I don't know what I'm doing or feeling. Today (or yesterday) was actually a pretty good day. I met up with a bunch of people at Borders to sketch, and had a lot of fun talking to a friend from Belgium about our backgrounds and how we feel about being in a foreign country... and then we went to a place that made good burritos for dinner.
I'm not sure what happened, but I walked home feeling really sad. I didn't understand it at all. My wonderful roommates made me feel better for a while. And we talked about how Darren Hayes' "So Beautiful" made us feel. And I guess we all feel a little lonely inside because we decided in the end that it made us feel almost... envious. And happy and warm. But envious. I suddenly wanted someone to sing the song to.
Anyway. That wasn't really part of what I came on to write, I think.
I feel like I've never let anyone see me for who I truly am and I hate how it's so hard and how I just don't understand why I can't or don't.
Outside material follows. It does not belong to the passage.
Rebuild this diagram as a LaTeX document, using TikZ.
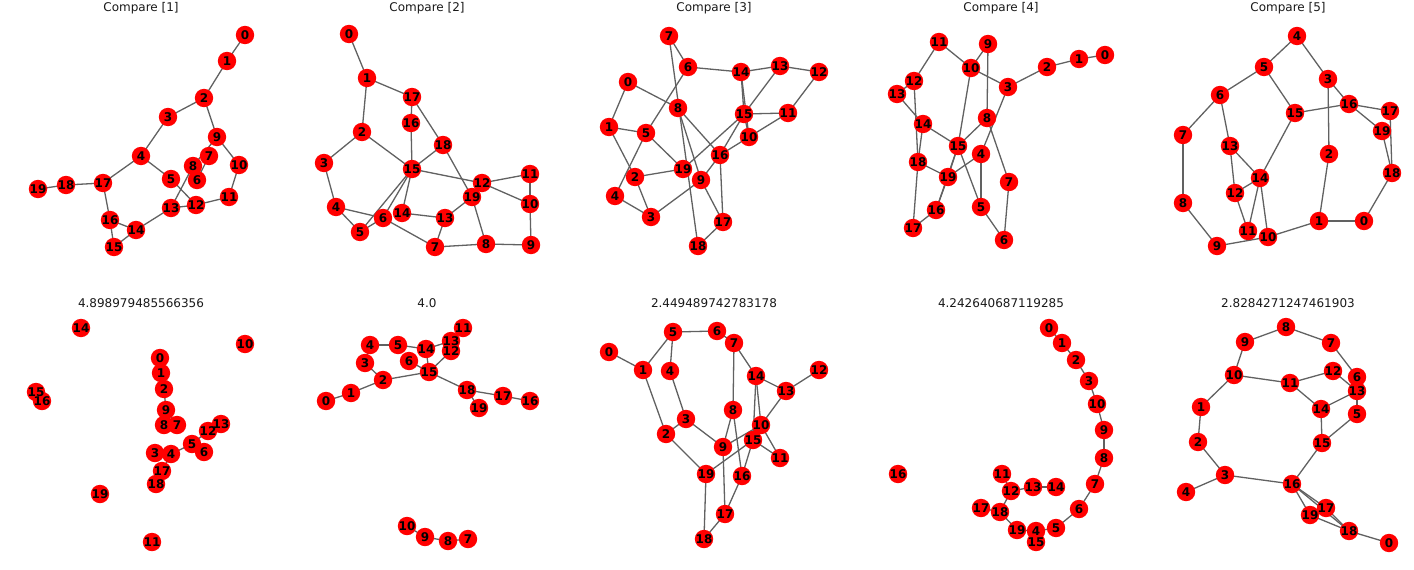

I wish words didn't exist so that there's no such thing as uncomfortable silences between people. I wish we didn't have to laugh and talk all the time to show that we like each other. I wish that language didn't exist because I think there's too huge a difference between how we really feel and what we say to express how we feel. I think a lot is lost in that transition.
My eyes hurt now. I feel stupid and lost and confused and it's too quiet. I think need an hour-long hug and I really want to go to the beach right now. I went with some friends on Friday and totally fell in love with the way it sounded and smelled.